Tuesday, February 12, 2008

Been doing some computer hacking

A couple weeks ago, I got a new laptop for work and I have spent time at work (and at home) getting it correctly configured. It came installed with Vista, but I like to do most development in Linux. So after spending a week getting a development environment installed on Vista (both Java and C++), I started the process of getting Fedora 8 installed. This involved shrinking a Volume on Vista which freed up about 40GB (out of 160GB). After downloading the ISO image for Fedora and having it burned to DVD, I installed it on the empty space to create a dual boot machine. There was an issue with the Grub loader, so Vista didn't boot. But working with Joe (from TIE), we played around and discovered that the Fedora install had the wrong drive partition as the Vista boot drive (hd2 was correct, not hd1).

Since I want access to both Vista and Linux at the same time, I knew that I need to install VMware. I was hoping to have a native boot to Fedora and run Vista inside a Virtual Machine; however, Fedora wasn't recognizing the wireless network at home and I had issues getting the 'dual' head monitor to work.
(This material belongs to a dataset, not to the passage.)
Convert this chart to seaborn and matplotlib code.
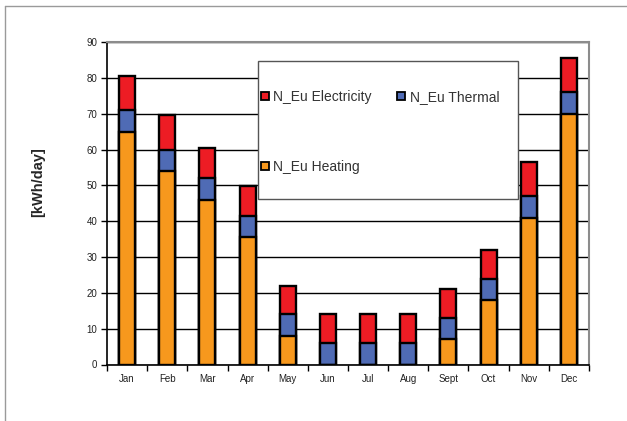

So I downloaded an eval copy of VMWare workstation and am running Fedora as a virtual machine.

For development on Linux, we use an Oracle Database. Although I could connect with an Oracle Server at TIE, I wanted to create a local instance of Oracle on the laptop's Linux. I first attempted 'Oracle Express' - this appeared to install, but I couldn't get things to work. So I downloaded the 700MB tar file from the Oracle Technology Network and installed the 'Enterprise' edition. I have installed Oracle before, but it has been many years. This was not trivial, but I was able (eventually) able to solve all the issues. Here's a brief recap:

  • The Oracle installer is a Java application in which Oracle supplies its own JRE (1.4). It initially failed from the get-go 'cause it couldn't find a shared library. Some initial searches said to install the x-11 'deprecated' libraries. This didn't work. Finally, I ran across some information about using 'YUM' to install the specific missing library. That worked.
  • One the installer started, it complained because I was not running an officially supported version of Linux - again Googling provided the solution - in a 'text' file, replace "Fedora 8" with "Red Hat -4".
  • Next up was another issue with the oracle provided JRE - this ended up involving a problem that JRE 1.4 has with 'modern' XWindows servers. The solution? run a 'sed' script to swap something in one of the JRE shared libraries. (This came up again later when I was trying to run some oracle tools).
  • At this point, the installer actually came up. I installed it,but there were complaints. I reinstalled, but still had complaints (this was eventually traced to the same JRE shared library problem).
  • The biggest issues with Oracle were getting the listener to work - there is still an issue when I am using it at home or off network.

I guess the interesting part of all this is that I really haven't done this kind of hacking for a long time. In the mid-nineties I started investigating Linux and Java and spent a lot of off-work hours 'hacking'. However, the last few years I have focused on music in my off hours. This past couple weeks I spent a few more hours at home 'hacking' - it was fun in its way, but a horrific time sink.